Once you start looking at characters that are, on their own,
unpronounceable, you begin to realize how many of them there are.
There's the apostrophe, for instance -- in the negative inflectional
suffix
n't (
can't), in reduced auxiliaries (
it's), in proper names (
D'Angelo,
M'shelle N'degeocello), and
elsewhere. The main convention for the apostrophe is that,
whatever other work it might be doing, it is
ignored in pronunciation. Then
there are quotation marks, as in
Jake
"The Bronx Bull" LaMotta and
Kim
cried out, "Help me!", which are either ignored in pronunciation
or serve as signs of a special prosody. And asterisks used for
emphasis in writing on the net --
Well,
that's *your* opinion -- where the convention is that the
material surrounded by a pair of asterisks is to be pronounced with a
special prosody. And, of course, commas, question marks,
exclamation marks, and sentence-final periods. And numerals used
in representations of number words, as in the title of the movie
'10' (yes, the single quotation
marks are part of the title) -- a movie that is alphabetized in data
bases under the letter T, for "ten" (which is, after all, how the title
is pronounced). And the dollar sign, read as "dollar" (
$1) or "dollars" (
$10),
following the number word with the
numeral representation it precedes.
The period is especially versatile. Sometimes it's read as "dot",
as in
amazon.com "Amazon dot
com". Sometimes it serves as a sign that material is to be
treated as an initialism, as in
N.F.L.
"en eff ell", in which case it has no pronunciation on its own.

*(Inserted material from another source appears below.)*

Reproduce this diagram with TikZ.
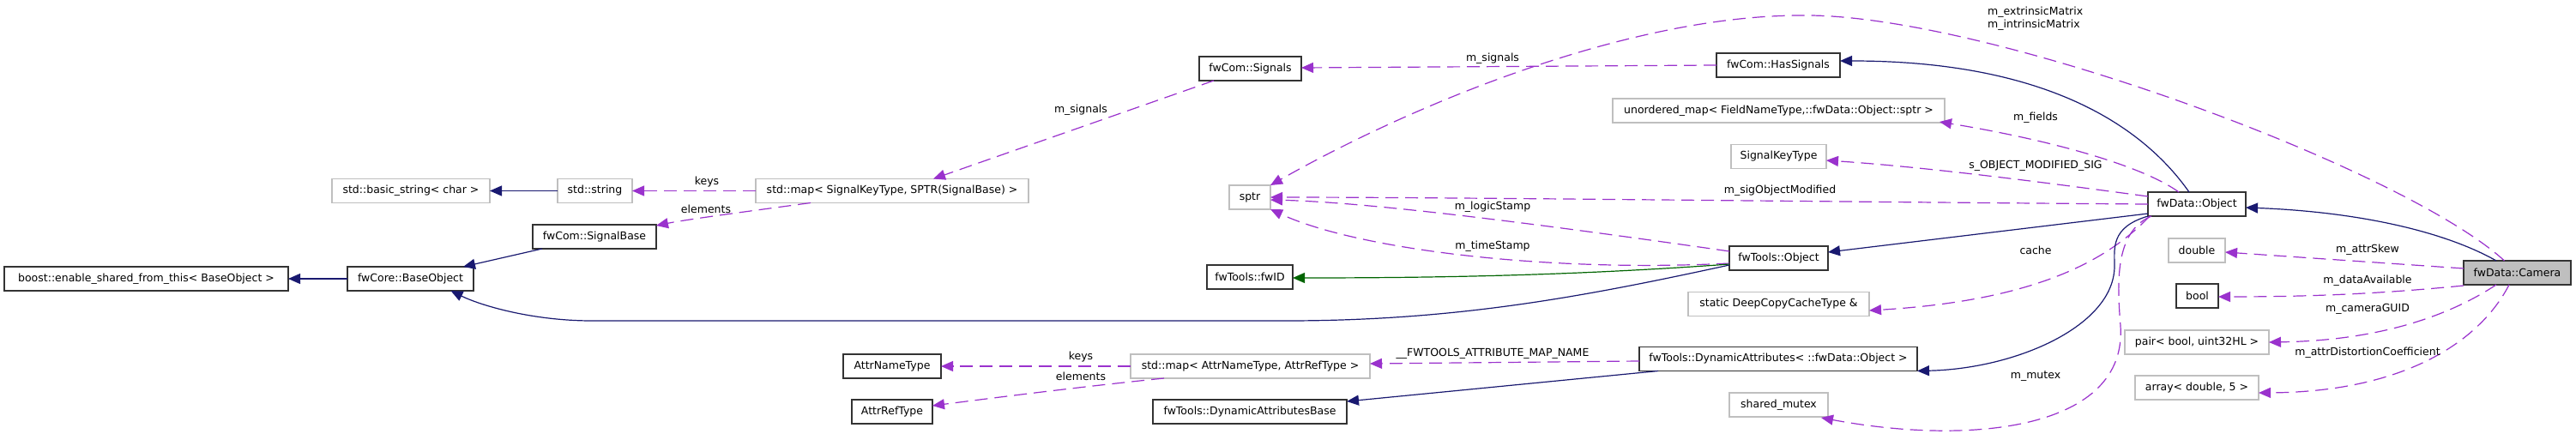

Then there's the abbreviatory use of the period, to indicate that some
letters have been suppressed in the orthographic representation that
precedes it. [There are, alas, two different conventions here, a
mostly American one that uses a period across the board in
abbreviations (as in both
Ariz.
and
Mr.)
, and a mostly European one that
uses a final period only when letters have been suppressed at the end
of the orthographic word, as in
Ariz.,
versus
Mr). I'll be sticking
to the first system here.] The reader supplies the needed
letters, and then pronounces the result. But the period itself
has no pronunciation; it's only an instruction to retrieve the rest of
an orthographic word.
At its outer edges, the system of abbreviations becomes grotesquely
complex, with things like
Mrs.
read as "Missus" (though this spelling is virtually never used),
lb. read as "pound",
No. read as "number",
exx. read as "examples", and
Ms. read as /mIz/ (or some close
variant), a pronunciation for which there is no conventional
spelling. And much more.
Within limits, such abbreviations are treated as if they were spelled
out. So, in
Halliwell's Film
and Video Guide 2002 (I'm a few years behind on the editions),
Mr. Majestyk is alphabetized like
"Mister",
Mrs. Doubtfire like
"Missus", and
Dr. Doolittle
like "Doctor". I haven't been able to find out what
Halliwell's does with Abel
Ferrara's 1980 film,
Ms. 45.
Finally, back to the asterisk of avoidance (
f***ed), and its variants, like the
elliptical period (
f...ed),
hyphen (
f---ed), and underscore (
f_ _ _ ed). These are
actually a good bit more straightforward than the abbreviatory
period. Each avoidance character stands for only one letter, in
its normal place in the orthographic word. All the reader has to
do is fill in the blanks and pronounce the result. That's the
convention for relating orthographic form and pronunciation. Like
the abbreviatory period, the avoidance characters have no pronunciation
on their own, but do have one in context.
Because of their taboo status, the orthographic words that avoidance
characters conceal are rarely spelled out.
Totally F***ed Up is the listing in
the IMDB, but it presumably would be alphabetized in between films
titled
Totally Folded Up and
Totally Fussed Up, were there any
such -- just where
Totally Fucked Up
would be. Which is how the title of the film is pronounced.